Where Else Can Money Hide?

A weak dollar rewards a specific set of assets:

  • Commodities — gold first, but don’t forget oil, copper, and agricultural products. They all benefit from the same dollar profile.

  • Defensive equities — stocks of healthcare, utilities, and consumer staples companies that issue consistent dividends will weather currency stress better than cyclical stocks will.

  • International stocks — when the dollar falls, foreign earnings translate into more dollars for investors. Developed markets with appreciating currencies often outperform dollar-based securities.

  • Real assets — income-producing commercial real estate and agricultural land are tangible, inflation-linked assets, and aren’t affected by changes in the US Dollar index (DXY).

  • Foreign currencies — the Swiss franc, yen, and Norwegian krone are classic hard currencies for hire. Selective emerging market exposure (peso, rupee, etc.,) can add yield but will also add volatility.

Related:Private Markets Have Institutionalized, but Operations Have Not

Short-duration Treasury Inflation Protected Securities are another potential hedge. TIPS are dollar-denominated, but the inflation accrual gives clients something that the nominal Treasury cannot provide — real returns. Another strategy to consider is investing in a long-term Treasury bond fund such as TLT, ZROZ or EDV. They are generally priced at a 15% discount to par. A modest 1% decrease in interest rates will increase their price to $110 per share.

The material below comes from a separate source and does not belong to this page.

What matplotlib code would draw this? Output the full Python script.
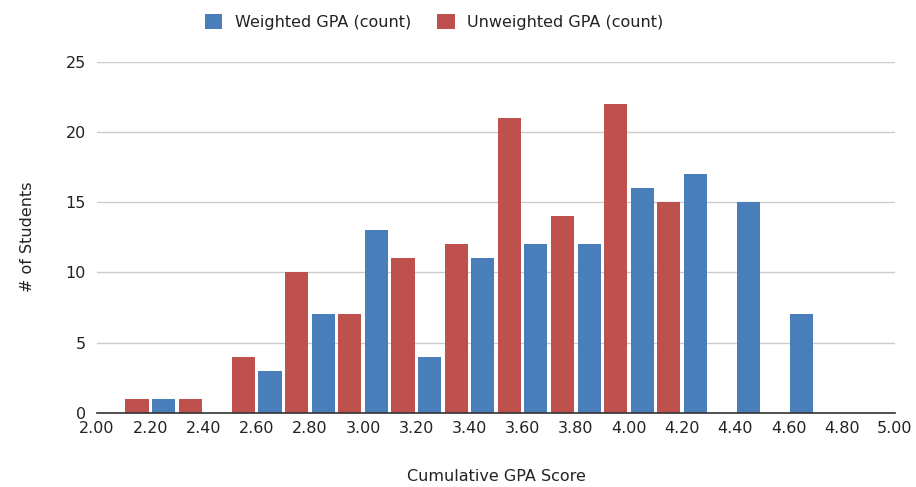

Value Stores for Retirement-Age Clients

For retirees and near-retirees, the goal is not to chase the best-performing asset of 2026; it’s to ensure no single currency or asset class derails the plan. If risk-averse clients believe that the 60/40 portfolio is no longer a safe harbor for conservative investors, a reasonable framework for a low-to-moderate risk tolerance might be:

  • Equities: 40%–50%, with roughly one-third of that amount in international developed markets and a small EM sleeve.

  • Fixed income: 30%–35%, laddered bonds, with a meaningful TIPS allocation and some short-duration high-quality credit.

  • Cash and equivalents: 5%–10% — enough for liquidity, but not enough to bleed purchasing power.

  • Real assets (REITs, infrastructure, farmland funds): 5%–10%.

  • Gold: 5%–8% as a true currency hedge, ideally physical or a fully-backed ETF.

  • Crypto: 0%–2%, and only for clients who can absorb a 50% drawdown without changing their behavior.

  • Private Credit – For those who have looked at this asset class, there is still significant income value with nominal default risk.

However, as I explained earlier this year, Don’t Write Off the 60/40 Portfolio Just Yet. To paraphrase Mark Twain, reports of its death are greatly exaggerated. The same could be said of the dollar. The greenback isn’t dying. But the era when you could hold cash and call yourself “conservative” might be over. Being conservative now means having a diversified cross-section of currencies, across asset classes and across the assumptions that any one government can change overnight. This is a conversation worth having with clients who are interest-rate-sensitive and concerned that their “conservative” portfolio is losing value.

Will Rogers Jr. may have said it best during the Great Depression: “I’m not so much concerned about the return on my money as I am about the return of my money.” That sentiment still holds today.